--- begin ---

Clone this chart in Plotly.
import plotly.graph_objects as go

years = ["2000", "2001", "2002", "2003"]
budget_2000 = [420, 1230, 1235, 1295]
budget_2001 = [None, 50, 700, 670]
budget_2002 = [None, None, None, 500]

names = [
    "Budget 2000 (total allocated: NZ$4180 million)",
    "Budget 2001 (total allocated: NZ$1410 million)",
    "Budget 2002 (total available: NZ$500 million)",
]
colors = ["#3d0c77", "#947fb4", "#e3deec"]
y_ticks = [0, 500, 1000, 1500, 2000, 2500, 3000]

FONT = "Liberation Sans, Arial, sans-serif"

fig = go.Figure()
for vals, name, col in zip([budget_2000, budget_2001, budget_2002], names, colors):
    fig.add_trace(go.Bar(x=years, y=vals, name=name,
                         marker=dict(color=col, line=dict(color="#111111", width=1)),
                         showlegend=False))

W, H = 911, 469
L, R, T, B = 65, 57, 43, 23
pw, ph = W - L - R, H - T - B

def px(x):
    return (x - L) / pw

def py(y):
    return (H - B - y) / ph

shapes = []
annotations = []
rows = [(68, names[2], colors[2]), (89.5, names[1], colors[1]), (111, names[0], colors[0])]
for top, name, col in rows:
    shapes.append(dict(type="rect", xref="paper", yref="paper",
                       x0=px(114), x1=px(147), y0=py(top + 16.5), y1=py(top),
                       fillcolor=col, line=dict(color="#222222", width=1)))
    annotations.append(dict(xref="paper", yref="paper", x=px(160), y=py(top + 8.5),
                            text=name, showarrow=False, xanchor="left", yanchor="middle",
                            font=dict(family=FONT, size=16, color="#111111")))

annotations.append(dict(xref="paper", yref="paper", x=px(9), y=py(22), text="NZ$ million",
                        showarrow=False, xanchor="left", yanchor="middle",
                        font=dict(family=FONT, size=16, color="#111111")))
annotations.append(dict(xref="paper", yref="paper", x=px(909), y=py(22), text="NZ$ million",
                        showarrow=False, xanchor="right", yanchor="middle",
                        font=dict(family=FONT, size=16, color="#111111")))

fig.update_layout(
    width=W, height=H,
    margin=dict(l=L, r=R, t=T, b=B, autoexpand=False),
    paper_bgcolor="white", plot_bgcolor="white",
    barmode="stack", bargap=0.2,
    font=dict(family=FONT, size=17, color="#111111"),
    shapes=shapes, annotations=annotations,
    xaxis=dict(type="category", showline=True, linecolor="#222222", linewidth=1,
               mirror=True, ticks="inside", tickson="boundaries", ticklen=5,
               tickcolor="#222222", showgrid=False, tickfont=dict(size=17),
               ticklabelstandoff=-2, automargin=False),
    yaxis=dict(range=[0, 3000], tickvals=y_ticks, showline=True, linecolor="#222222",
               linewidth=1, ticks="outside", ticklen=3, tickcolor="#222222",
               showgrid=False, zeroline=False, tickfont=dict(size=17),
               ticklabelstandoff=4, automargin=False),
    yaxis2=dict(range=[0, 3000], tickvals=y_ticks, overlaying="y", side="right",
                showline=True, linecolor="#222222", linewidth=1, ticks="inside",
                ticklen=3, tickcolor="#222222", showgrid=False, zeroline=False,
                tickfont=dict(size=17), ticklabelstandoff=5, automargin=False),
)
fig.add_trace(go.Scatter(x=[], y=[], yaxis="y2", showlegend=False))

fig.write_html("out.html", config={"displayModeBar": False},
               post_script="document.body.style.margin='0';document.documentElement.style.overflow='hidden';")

--- end ---

#### BRIEF
Set out the complete listing exactly as shown.

#### OUTPUT FOR THIS EXERCISE
Clone this chart in Plotly.
import plotly.graph_objects as go

years = ["2000", "2001", "2002", "2003"]
budget_2000 = [420, 1230, 1235, 1295]
budget_2001 = [None, 50, 700, 670]
budget_2002 = [None, None, None, 500]

names = [
    "Budget 2000 (total allocated: NZ$4180 million)",
    "Budget 2001 (total allocated: NZ$1410 million)",
    "Budget 2002 (total available: NZ$500 million)",
]
colors = ["#3d0c77", "#947fb4", "#e3deec"]
y_ticks = [0, 500, 1000, 1500, 2000, 2500, 3000]

FONT = "Liberation Sans, Arial, sans-serif"

fig = go.Figure()
for vals, name, col in zip([budget_2000, budget_2001, budget_2002], names, colors):
    fig.add_trace(go.Bar(x=years, y=vals, name=name,
                         marker=dict(color=col, line=dict(color="#111111", width=1)),
                         showlegend=False))

W, H = 911, 469
L, R, T, B = 65, 57, 43, 23
pw, ph = W - L - R, H - T - B

def px(x):
    return (x - L) / pw

def py(y):
    return (H - B - y) / ph

shapes = []
annotations = []
rows = [(68, names[2], colors[2]), (89.5, names[1], colors[1]), (111, names[0], colors[0])]
for top, name, col in rows:
    shapes.append(dict(type="rect", xref="paper", yref="paper",
                       x0=px(114), x1=px(147), y0=py(top + 16.5), y1=py(top),
                       fillcolor=col, line=dict(color="#222222", width=1)))
    annotations.append(dict(xref="paper", yref="paper", x=px(160), y=py(top + 8.5),
                            text=name, showarrow=False, xanchor="left", yanchor="middle",
                            font=dict(family=FONT, size=16, color="#111111")))

annotations.append(dict(xref="paper", yref="paper", x=px(9), y=py(22), text="NZ$ million",
                        showarrow=False, xanchor="left", yanchor="middle",
                        font=dict(family=FONT, size=16, color="#111111")))
annotations.append(dict(xref="paper", yref="paper", x=px(909), y=py(22), text="NZ$ million",
                        showarrow=False, xanchor="right", yanchor="middle",
                        font=dict(family=FONT, size=16, color="#111111")))

fig.update_layout(
    width=W, height=H,
    margin=dict(l=L, r=R, t=T, b=B, autoexpand=False),
    paper_bgcolor="white", plot_bgcolor="white",
    barmode="stack", bargap=0.2,
    font=dict(family=FONT, size=17, color="#111111"),
    shapes=shapes, annotations=annotations,
    xaxis=dict(type="category", showline=True, linecolor="#222222", linewidth=1,
               mirror=True, ticks="inside", tickson="boundaries", ticklen=5,
               tickcolor="#222222", showgrid=False, tickfont=dict(size=17),
               ticklabelstandoff=-2, automargin=False),
    yaxis=dict(range=[0, 3000], tickvals=y_ticks, showline=True, linecolor="#222222",
               linewidth=1, ticks="outside", ticklen=3, tickcolor="#222222",
               showgrid=False, zeroline=False, tickfont=dict(size=17),
               ticklabelstandoff=4, automargin=False),
    yaxis2=dict(range=[0, 3000], tickvals=y_ticks, overlaying="y", side="right",
                showline=True, linecolor="#222222", linewidth=1, ticks="inside",
                ticklen=3, tickcolor="#222222", showgrid=False, zeroline=False,
                tickfont=dict(size=17), ticklabelstandoff=5, automargin=False),
)
fig.add_trace(go.Scatter(x=[], y=[], yaxis="y2", showlegend=False))

fig.write_html("out.html", config={"displayModeBar": False},
               post_script="document.body.style.margin='0';document.documentElement.style.overflow='hidden';")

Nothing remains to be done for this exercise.